If war begins, no one can say where it would end. The evident U.S. strategy would be to attempt to defeat Iraq quickly and massively, with air power that would be calculated to produce enormous Arab casualties and few American ones. If this quick-victory effort fails, land assaults on Iraq through Turkey, Syria and Jordan are probable. The Syrian regime might be rewarded for its participation in the anti-Iraq alliance by getting a free hand to take Lebanon, while Israel might assist the U.S. by moving into Jordan.

The Iraqi and Israeli governments might find a wider war to be in their mutual interests.
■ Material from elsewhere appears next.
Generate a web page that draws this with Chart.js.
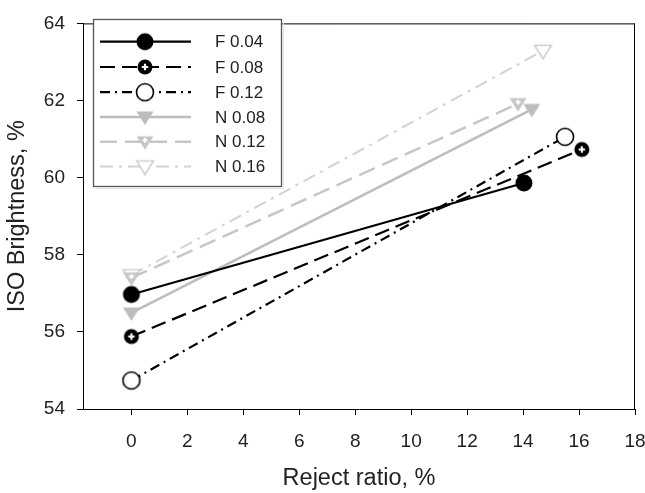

In a worst-case scenario, several Middle Eastern countries might disappear from the map (Jordan, Lebanon,… ?). What was hailed only weeks ago as the opening of a New World Order of peace might instead see the United States presiding over the beginning of a new hundred years’ war. There are Armageddon-mongers–of assorted religious and secular fanatical denominations—and perhaps weapons manufacturers who would welcome such a perspective. It should fill the rest of us with horror.

There are moments when a movement—even a small one at first—can powerfully influence the course of a nation’s history. The Vietnam War was one such moment. The about-to-explode Gulf War is another. It’s not our oil—but it is ourpeace dividend, and our lives, among those of tens of millions in the Middle East—that are at risk At the moment of the United States’ ascendancy as the one and only global superpower, even the possibility of a peace movement in the streets has the war planners worried. The central question is the fight to bring the troops home.